Last week I wrote that MMORPG’s are not single-player games as a response to the revelation that TESO will have a “core” part of the game be entirely single-player in which we pretend that other players aren’t even in the same world. Matt Firor, Creative Director, was published on PC Gamer today with more about the nature of TESO’s “evolution”.
I want to approach the subject of TESO from a different angle this time. Instead of saying MMO’s aren’t single-player games, how about The Elder Scrolls aren’t MMORPG’s? I think too much of The Elder Scrolls is having to change in order to accommodate the MMORPG mechanics.
“Since we have a PVP component to our game it’s very difficult to make a skill based game like in Skyrim, so we went back to a more traditional character based system like in the older Elder Scrolls games just to make it easier to balance to make sure the PVP system worked,” Firor explains.
“Well the Elder Scrolls formula has kind of evolved over time, and if you look at Elder Scrolls 1: Arena to Daggerfall to Morrowind.

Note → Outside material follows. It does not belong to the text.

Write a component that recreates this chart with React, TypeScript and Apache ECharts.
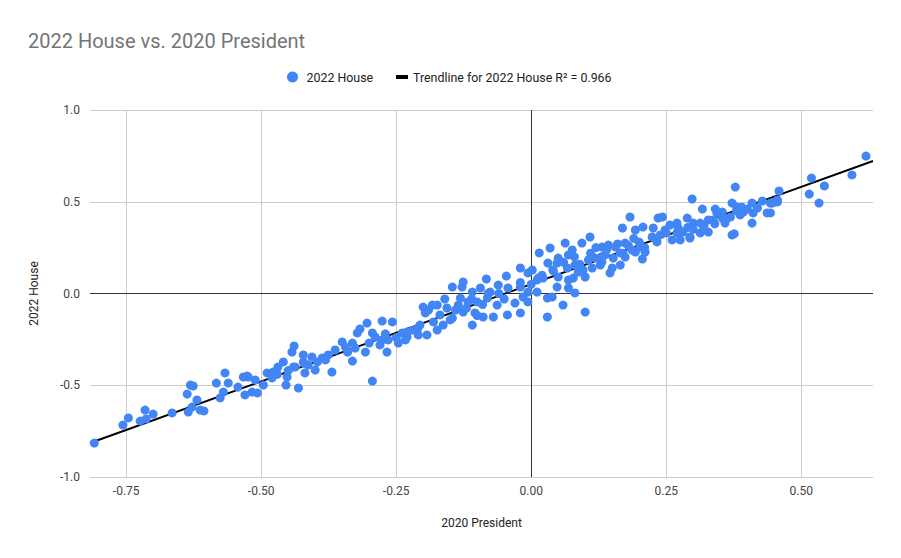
import React, { useEffect, useRef } from "react";
import * as echarts from "echarts";

const TITLE = "2022 House vs. 2020 President";
const X_NAME = "2020 President";
const Y_NAME = "2022 House";
const SERIES_NAME = "2022 House";
const TREND_NAME = "Trendline for 2022 House R² = 0.966";
const X_TICKS = [-0.75, -0.5, -0.25, 0, 0.25, 0.5];
const X_MIN = -0.817;
const X_MAX = 0.633;
const Y_MIN = -1;
const Y_MAX = 1;
const Y_INTERVAL = 0.5;
const TREND_SLOPE = 1.06;
const TREND_INTERCEPT = 0.051;

// [2020 President margin, 2022 House margin]
const groupA: [number, number][] = [
  [-0.809, -0.815], [-0.756, -0.717], [-0.746, -0.678], [-0.724, -0.695], [-0.713, -0.684],
  [-0.715, -0.635], [-0.7, -0.657], [-0.665, -0.651], [-0.635, -0.646], [-0.628, -0.619],
  [-0.619, -0.58], [-0.613, -0.635], [-0.606, -0.64], [-0.637, -0.548], [-0.631, -0.499],
  [-0.626, -0.504], [-0.583, -0.488], [-0.567, -0.433], [-0.561, -0.488], [-0.576, -0.569],
  [-0.57, -0.537], [-0.543, -0.51], [-0.533, -0.455], [-0.524, -0.455], [-0.53, -0.553],
  [-0.517, -0.537], [-0.507, -0.542], [-0.526, -0.45], [-0.511, -0.471],
];
const groupB: [number, number][] = [
  [-0.439, -0.286], [-0.443, -0.319], [-0.431, -0.515], [-0.454, -0.499], [-0.452, -0.455],
  [-0.496, -0.499], [-0.419, -0.433], [-0.4, -0.417], [-0.369, -0.428], [-0.331, -0.368],
  [-0.307, -0.319], [-0.317, -0.193], [-0.322, -0.215], [-0.35, -0.264], [-0.344, -0.292],
  [-0.363, -0.308], [-0.376, -0.335], [-0.387, -0.351], [-0.406, -0.346], [-0.422, -0.335],
  [-0.422, -0.373], [-0.413, -0.39], [-0.437, -0.401], [-0.459, -0.373], [-0.469, -0.401],
  [-0.478, -0.428], [-0.489, -0.433], [-0.331, -0.27], [-0.326, -0.297], [-0.396, -0.373],
  [-0.381, -0.362], [-0.48, -0.46], [-0.47, -0.44], [-0.45, -0.42], [-0.44, -0.4],
  [-0.42, -0.38], [-0.34, -0.32],
];
const groupC: [number, number][] = [
  [-0.294, -0.477], [-0.267, -0.319], [-0.276, -0.15], [-0.257, -0.155], [-0.304, -0.161],
  [-0.294, -0.215], [-0.289, -0.237], [-0.239, -0.215], [-0.23, -0.237], [-0.246, -0.27],
  [-0.265, -0.253], [-0.276, -0.253], [-0.3, -0.27], [-0.28, -0.28], [-0.27, -0.22],
  [-0.25, -0.24], [-0.22, -0.2], [-0.21, -0.19], [-0.146, 0.035], [-0.128, 0.035],
  [-0.126, 0.063], [-0.109, 0.008], [-0.131, -0.025], [-0.135, -0.063], [-0.117, -0.046],
  [-0.1, -0.046], [-0.109, -0.172], [-0.104, -0.106], [-0.156, -0.079], [-0.146, -0.134],
  [-0.169, -0.117], [-0.183, -0.063], [-0.2, -0.074], [-0.196, -0.106], [-0.181, -0.155],
  [-0.174, -0.199], [-0.193, -0.226], [-0.209, -0.226], [-0.23, -0.21], [-0.233, -0.253],
  [-0.206, -0.172], [-0.163, -0.172], [-0.15, -0.144], [-0.126, -0.101], [-0.174, -0.063],
  [-0.19, -0.09], [-0.16, -0.03], [-0.14, -0.09], [-0.12, -0.08], [-0.11, -0.03],
];
const groupD: [number, number][] = [
  [-0.083, 0.079], [-0.046, 0.095], [-0.02, 0.139], [-0.094, 0.03], [-0.076, 0.008],
  [-0.061, 0.046], [-0.043, 0.03], [-0.02, 0.035], [-0.006, 0.008], [-0.081, -0.025],
  [-0.063, -0.063], [-0.044, -0.117], [-0.02, -0.106], [-0.03, -0.052], [-0.015, -0.019],
  [-0.07, -0.128], [-0.089, -0.128], [-0.1, -0.12], [-0.09, -0.06], [-0.08, 0.0],
  [-0.06, 0.0], [-0.05, -0.03], [0.063, 0.275], [0.035, 0.248], [0.015, 0.221],
  [0.076, 0.237], [0.069, 0.21], [0.05, 0.193], [0.031, 0.166], [0.048, 0.166],
  [0.002, 0.128], [-0.006, 0.112], [0.041, 0.123], [0.022, 0.084], [0.011, 0.074],
  [0.067, 0.139], [0.081, 0.155], [0.096, 0.128], [0.078, 0.084], [0.069, 0.074],
  [0.048, 0.035], [0.069, 0.03], [0.081, 0.003], [0.039, -0.019], [0.03, -0.025],
  [-0.006, -0.046], [0.011, 0.008], [0.059, -0.063], [0.1, -0.101], [0.03, -0.128],
  [0.013, 0.084], [0.087, 0.117], [0.1, 0.09], [0.094, 0.275], [0.02, 0.1],
  [0.04, 0.13], [0.05, 0.09], [0.06, 0.17], [0.08, 0.2], [0.09, 0.16],
  [-0.02, 0.06], [0.0, 0.05],
];
const groupE: [number, number][] = [
  [0.183, 0.417], [0.169, 0.357], [0.193, 0.346], [0.207, 0.362], [0.226, 0.357],
  [0.224, 0.308], [0.235, 0.411], [0.109, 0.308], [0.106, 0.183], [0.119, 0.193],
  [0.137, 0.21], [0.131, 0.253], [0.156, 0.253], [0.143, 0.264], [0.165, 0.221],
  [0.174, 0.275], [0.187, 0.237], [0.202, 0.253], [0.211, 0.226], [0.206, 0.188],
  [0.165, 0.155], [0.146, 0.112], [0.128, 0.155], [0.113, 0.139], [0.131, 0.172],
  [0.152, 0.193], [0.174, 0.199], [0.193, 0.226], [0.15, 0.139], [0.11, 0.22],
  [0.12, 0.25], [0.13, 0.2], [0.14, 0.24], [0.16, 0.27], [0.17, 0.22],
  [0.18, 0.26], [0.19, 0.3], [0.2, 0.28], [0.21, 0.25], [0.243, 0.417],
  [0.233, 0.281], [0.239, 0.319], [0.248, 0.346],
];
const groupF: [number, number][] = [
  [0.378, 0.58], [0.298, 0.515], [0.317, 0.46], [0.341, 0.46], [0.354, 0.444],
  [0.372, 0.493], [0.381, 0.471], [0.393, 0.444], [0.409, 0.493], [0.428, 0.504],
  [0.437, 0.439], [0.419, 0.466], [0.411, 0.439], [0.409, 0.384], [0.387, 0.428],
  [0.369, 0.417], [0.359, 0.384], [0.372, 0.319], [0.289, 0.411], [0.3, 0.384],
  [0.313, 0.384], [0.328, 0.401], [0.337, 0.401], [0.319, 0.346], [0.328, 0.335],
  [0.313, 0.33], [0.294, 0.308], [0.281, 0.335], [0.272, 0.357], [0.27, 0.384],
  [0.257, 0.373], [0.261, 0.292], [0.276, 0.292], [0.294, 0.302], [0.354, 0.411],
  [0.344, 0.439], [0.25, 0.33], [0.27, 0.33], [0.29, 0.36], [0.3, 0.35],
  [0.32, 0.37], [0.34, 0.38], [0.36, 0.4], [0.38, 0.45], [0.39, 0.47],
  [0.4, 0.46], [0.376, 0.325],
];
const groupG: [number, number][] = [
  [0.62, 0.749], [0.594, 0.646], [0.519, 0.629], [0.543, 0.586], [0.515, 0.542],
  [0.533, 0.493], [0.459, 0.559], [0.452, 0.499], [0.443, 0.493], [0.443, 0.439],
  [0.446, 0.493], [0.456, 0.499], [0.456, 0.51],
];

const FONT = "Roboto, Arial, sans-serif";

export default function App() {
  const ref = useRef<HTMLDivElement>(null);
  useEffect(() => {
    document.body.style.margin = "0";
    if (!ref.current) return;
    const chart = echarts.init(ref.current, undefined, { renderer: "svg" });
    const points = [...groupA, ...groupB, ...groupC, ...groupD, ...groupE, ...groupF, ...groupG];
    const trend = [
      [X_MIN, TREND_INTERCEPT + TREND_SLOPE * X_MIN],
      [X_MAX, TREND_INTERCEPT + TREND_SLOPE * X_MAX],
    ];
    const gridLines = X_TICKS.filter((v) => v !== 0).map((v) => ({
      xAxis: v,
      lineStyle: { color: "#cccccc", width: 1, type: "solid" },
    }));
    chart.setOption({
      animation: false,
      backgroundColor: "#ffffff",
      textStyle: { fontFamily: FONT },
      title: {
        text: TITLE,
        left: 23,
        top: 26,
        textStyle: { fontFamily: FONT, fontSize: 20, fontWeight: "normal", color: "#757575" },
      },
      legend: [
        {
          data: [{ name: SERIES_NAME, icon: "circle" }],
          left: 287,
          top: 71,
          itemWidth: 18,
          itemHeight: 11,
          padding: 0,
          textStyle: { fontFamily: FONT, fontSize: 12.4, color: "#222222" },
        },
        {
          data: [{ name: TREND_NAME, icon: "rect" }],
          left: 396,
          top: 71,
          itemWidth: 12,
          itemHeight: 4,
          padding: 0,
          textStyle: { fontFamily: FONT, fontSize: 12.4, color: "#222222" },
        },
      ],
      grid: { left: 90, right: 28, top: 110, bottom: 81, containLabel: false },
      xAxis: {
        type: "value",
        min: X_MIN,
        max: X_MAX,
        name: X_NAME,
        nameLocation: "middle",
        nameGap: 40,
        nameTextStyle: { fontFamily: FONT, fontSize: 12, color: "#222222" },
        axisLine: { show: false },
        axisTick: { show: false },
        splitLine: { show: false },
        axisLabel: {
          customValues: X_TICKS,
          formatter: (v: number) => v.toFixed(2),
          margin: 8,
          fontFamily: FONT,
          fontSize: 12,
          color: "#444444",
        },
      },
      yAxis: {
        type: "value",
        min: Y_MIN,
        max: Y_MAX,
        interval: Y_INTERVAL,
        name: Y_NAME,
        nameLocation: "middle",
        nameGap: 50,
        nameTextStyle: { fontFamily: FONT, fontSize: 12, color: "#222222" },
        axisLine: { show: false },
        axisTick: { show: false },
        splitLine: { show: true, lineStyle: { color: "#cccccc", width: 1 } },
        axisLabel: {
          formatter: (v: number) => v.toFixed(1),
          margin: 10,
          fontFamily: FONT,
          fontSize: 12,
          color: "#444444",
        },
      },
      series: [
        {
          name: TREND_NAME,
          type: "line",
          data: trend,
          symbol: "none",
          showSymbol: false,
          color: "#000000",
          lineStyle: { color: "#000000", width: 2 },
          z: 2,
          silent: true,
          markLine: {
            silent: true,
            symbol: ["none", "none"],
            label: { show: false },
            z: 1,
            data: [
              ...gridLines,
              { xAxis: 0, lineStyle: { color: "#333333", width: 1, type: "solid" } },
              { yAxis: 0, lineStyle: { color: "#333333", width: 1, type: "solid" } },
            ],
          },
        },
        {
          name: SERIES_NAME,
          type: "scatter",
          data: points,
          symbol: "circle",
          symbolSize: 9,
          itemStyle: { color: "#4285F4", opacity: 1 },
          z: 3,
        },
      ],
    });
    return () => chart.dispose();
  }, []);
  return <div ref={ref} style={{ width: 901, height: 558 }} />;
}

Things have evolved in every game, so it’s not like they’re all exactly the same as the one before, there’s a clear line of evolution. What we had to do to make it an MMO is to kind of evolve over to the multiplayer side and there are some things that come with that.” [PC Gamer]
Despite having classes, previous Elder Scrolls games were reliant upon a skill-based system. Most of you are probably familiar with the way Morrowind and Oblivion handled choosing a class, where the class simply determined which primary and second skills helped your character level. Skyrim changed in a way that removed classes entirely and became more of a free point allocation to be whatever you want. Arena and Daggerfall had classes, with skill components. Matt is correct by saying that things have evolved in every game, but in my opinion he’s very wrong by saying that TESO is evolving by changing to a MMORPG class system. It feels much more like devolving.

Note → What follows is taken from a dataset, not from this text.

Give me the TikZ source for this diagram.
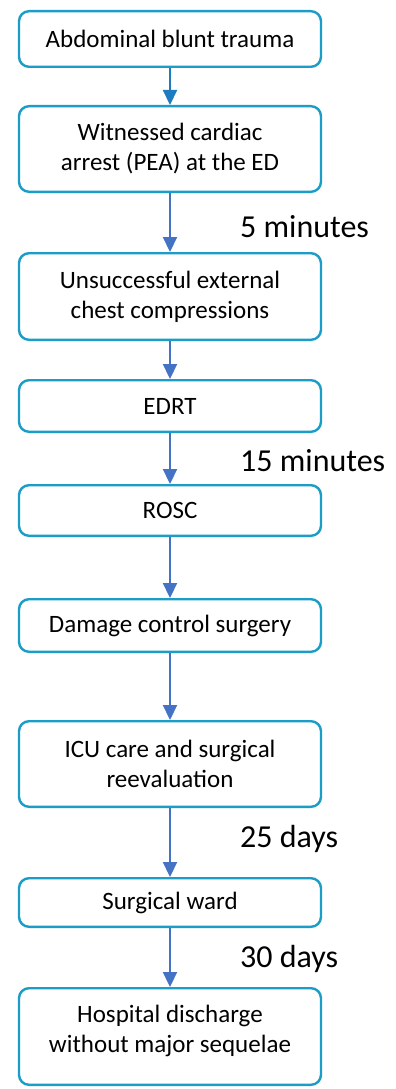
\documentclass[tikz,border=0pt]{standalone}
\usepackage{fontspec}
\setmainfont{Carlito}
\usetikzlibrary{arrows.meta}
\pgfdeclarelayer{edgelayer}
\pgfdeclarelayer{nodelayer}
\pgfsetlayers{edgelayer,nodelayer,main}
\definecolor{box_blue}{RGB}{27,157,199}
\definecolor{flow_blue}{RGB}{68,114,196}
\definecolor{first_blue}{RGB}{30,123,192}
\tikzstyle{step_box}=[rectangle,rounded corners=10pt,draw=box_blue,line width=2.4pt,fill=white,minimum width=302pt,align=center,inner sep=2pt,font=\fontsize{25}{30}\selectfont]
\tikzstyle{time_label}=[anchor=base west,inner sep=0pt,font=\fontsize{32}{38}\selectfont]
\tikzstyle{flow}=[-{Triangle[length=15pt,width=14pt]},draw=flow_blue,line width=2.2pt]

\begin{document}
\begin{tikzpicture}[x=1pt,y=1pt]
	\useasboundingbox (0, 0) rectangle (396, -1089);
	\begin{pgfonlayer}{nodelayer}
		\node [style={step_box}, minimum height=55.6pt] (0) at (170, -39) {Abdominal blunt trauma};
		\node [style={step_box}, minimum height=85.6pt] (1) at (170, -149) {Witnessed cardiac\\arrest (PEA) at the ED};
		\node [style={step_box}, minimum height=86.6pt] (2) at (170, -296.5) {Unsuccessful external\\chest compressions};
		\node [style={step_box}, minimum height=51.6pt] (3) at (170, -406) {EDRT};
		\node [style={step_box}, minimum height=50.6pt] (4) at (170, -510.5) {ROSC};
		\node [style={step_box}, minimum height=52.6pt] (5) at (170, -625.5) {Damage control surgery};
		\node [style={step_box}, minimum height=85.6pt] (6) at (170, -764) {ICU care and surgical\\reevaluation};
		\node [style={step_box}, minimum height=48.6pt] (7) at (170, -902.5) {Surgical ward};
		\node [style={step_box}, minimum height=96.6pt] (8) at (170, -1036.5) {Hospital discharge\\without major sequelae\\[-14pt]};
		\node [style={time_label}] (9) at (240, -237) {5 minutes};
		\node [style={time_label}] (10) at (240, -471) {15 minutes};
		\node [style={time_label}] (11) at (240, -847) {25 days};
		\node [style={time_label}] (12) at (240, -967) {30 days};
	\end{pgfonlayer}
	\begin{pgfonlayer}{edgelayer}
		\draw [style=flow, draw=first_blue, fill=first_blue] (0) to (1);
		\draw [style=flow, fill=flow_blue] (1) to (2);
		\draw [style=flow, fill=flow_blue] (2) to (3);
		\draw [style=flow, fill=flow_blue] (3) to (4);
		\draw [style=flow, fill=flow_blue] (4) to (5);
		\draw [style=flow, fill=flow_blue] (5) to (6);
		\draw [style=flow, fill=flow_blue] (6) to (7);
		\draw [style=flow, fill=flow_blue] (7) to (8);
	\end{pgfonlayer}
\end{tikzpicture}
\end{document}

I love MMO’s more than most people, but I won’t pretend for a second that the traditional class system is evolved ahead of anything else out there. The single-player approach, an obvious themepark nature, and looking at how far they’re going to have to alter their winning RPG formula to accommodate the oft clunky MMO mechanics worries me. I foresee a very tough future ahead for TESO.
Hopefully I will be proven very wrong. I won’t mind at all.